ABSTRACT

The last five years of Lawrence’s life were spent in Europe, at first mainly in Spotorno, Northern Italy, and then near Florence. While the Lawrences had ‘bases’, they continued to move around, sometimes because Lawrence’s ill-health required a change. The American experience was over for him and the relationship with Mabel Dodge Sterne, who had made it possible, more or less at an end. The period in Italy after the move from America produced The Virgin and the Gipsy (1930) which is thematically a precursor of Lady Chatterley’s Lover, his last novel set in the English Midlands about an adulterous affair which challenges divisions of social class and expectation.
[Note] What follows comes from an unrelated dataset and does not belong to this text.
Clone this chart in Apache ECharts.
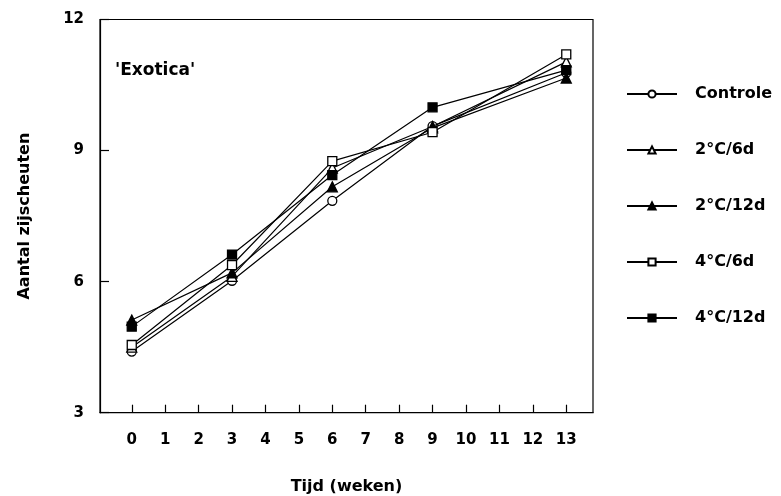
<!DOCTYPE html>
<html>
<head>
<meta charset="utf-8">
<script src="https://cdn.jsdelivr.net/npm/echarts@6/dist/echarts.min.js"></script>
<style>
  html, body { margin: 0; padding: 0; background: #fff; }
  #chart { width: 781px; height: 496px; }
</style>
</head>
<body>
<div id="chart"></div>
<script>
// Sampling moments (weeks) and tick labels
const weeks = [0, 3, 6, 9, 13];
const xTicks = [0, 1, 2, 3, 4, 5, 6, 7, 8, 9, 10, 11, 12, 13];
const yTicks = [3, 6, 9, 12];

// Number of side shoots per treatment
const controle = [4.40, 6.02, 7.85, 9.56, 10.78];
const c2d6 = [4.50, 6.12, 8.60, 9.55, 11.03];
const c2d12 = [5.12, 6.20, 8.17, 9.52, 10.66];
const c4d6 = [4.55, 6.38, 8.76, 9.42, 11.20];
const c4d12 = [4.97, 6.62, 8.44, 9.99, 10.84];

const seriesNames = ['Controle', '2°C/6d', '2°C/12d', '4°C/6d', '4°C/12d'];
const seriesValues = [controle, c2d6, c2d12, c4d6, c4d12];
const symbols = ['circle', 'triangle', 'triangle', 'rect', 'rect'];
const filled = [false, false, true, false, true];

const font = '"DejaVu Sans", "Liberation Sans", Arial, sans-serif';

const chart = echarts.init(document.getElementById('chart'));

const series = seriesNames.map((name, i) => ({
  name: name,
  type: 'line',
  data: weeks.map((w, j) => [w, seriesValues[i][j]]),
  symbol: symbols[i],
  symbolSize: symbols[i] === 'triangle' ? 10 : 9,
  showAllSymbol: true,
  lineStyle: { color: '#000', width: 1.2 },
  itemStyle: {
    color: filled[i] ? '#000' : '#fff',
    borderColor: '#000',
    borderWidth: 1.3
  },
  emphasis: { disabled: true },
  animation: false,
  z: 2 + i
}));

chart.setOption({
  animation: false,
  backgroundColor: '#fff',
  title: {
    text: "'Exotica'",
    left: 110,
    top: 57,
    textStyle: { fontFamily: font, fontWeight: 'bold', fontSize: 17, color: '#000' }
  },
  legend: {
    orient: 'vertical',
    left: 621,
    top: 81,
    itemWidth: 50,
    itemHeight: 9,
    itemGap: 40,
    data: seriesNames,
    textStyle: {
      fontFamily: font, fontWeight: 'bold', fontSize: 16, color: '#000',
      padding: [0, 0, 0, 13]
    },
    selectedMode: false
  },
  grid: {
    left: 100,
    top: 19.5,
    right: 188,
    bottom: 83.3,
    outerBoundsMode: 'none',
    containLabel: false,
    show: true,
    borderColor: '#000',
    borderWidth: 1.2,
    backgroundColor: 'transparent'
  },
  xAxis: {
    type: 'value',
    min: -0.95,
    max: 13.8,
    name: 'Tijd (weken)',
    nameLocation: 'middle',
    nameGap: 66,
    nameTextStyle: { fontFamily: font, fontWeight: 'bold', fontSize: 16, color: '#000' },
    axisLine: { show: true, onZero: false, lineStyle: { color: '#000', width: 1.2 } },
    axisTick: { show: true, inside: true, length: 8, customValues: xTicks, lineStyle: { color: '#000', width: 1.2 } },
    axisLabel: {
      customValues: xTicks,
      margin: 20,
      fontFamily: font, fontWeight: 'bold', fontSize: 15, color: '#000'
    },
    splitLine: { show: false }
  },
  yAxis: {
    type: 'value',
    min: 3,
    max: 12,
    interval: 3,
    name: 'Aantal zijscheuten',
    nameLocation: 'middle',
    nameGap: 67,
    nameTextStyle: { fontFamily: font, fontWeight: 'bold', fontSize: 16, color: '#000' },
    axisLine: { show: true, onZero: false, lineStyle: { color: '#000', width: 1.2 } },
    axisTick: { show: true, inside: true, length: 9, customValues: yTicks, lineStyle: { color: '#000', width: 1.2 } },
    axisLabel: {
      customValues: yTicks,
      margin: 16,
      fontFamily: font, fontWeight: 'bold', fontSize: 15, color: '#000'
    },
    splitLine: { show: false }
  },
  series: series
});
</script>
</body>
</html>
Settled just outside Florence, and having made his final trip to England, Lawrence concentrated on the Chatterley novel, writing three versions [75-9]. Although it was not Lawrence’s only project at this time, it occupied his attention significantly, and shows the influence of his last visit ‘home’ (described in ‘Return to Bestwood’ [1968] and two autobiographical sketches), as well as the direction of his developing thought on ‘phallic consciousness’. Much of the ‘vitalist’ philosophy in Lady Chatterley’s Lover is rehearsed in Sketches of Etruscan Places, a travel book which describes Lawrence’s response to the remains of the ‘sensual’ Etruscan civilization (ancient sites between Florence and Rome) which he visited on a tour of tombs with his friend Earl Brewster (of his Ceylon trip) [113]. About this time Lawrence also renewed his friendship with the Huxleys, seeing much of them in his last months.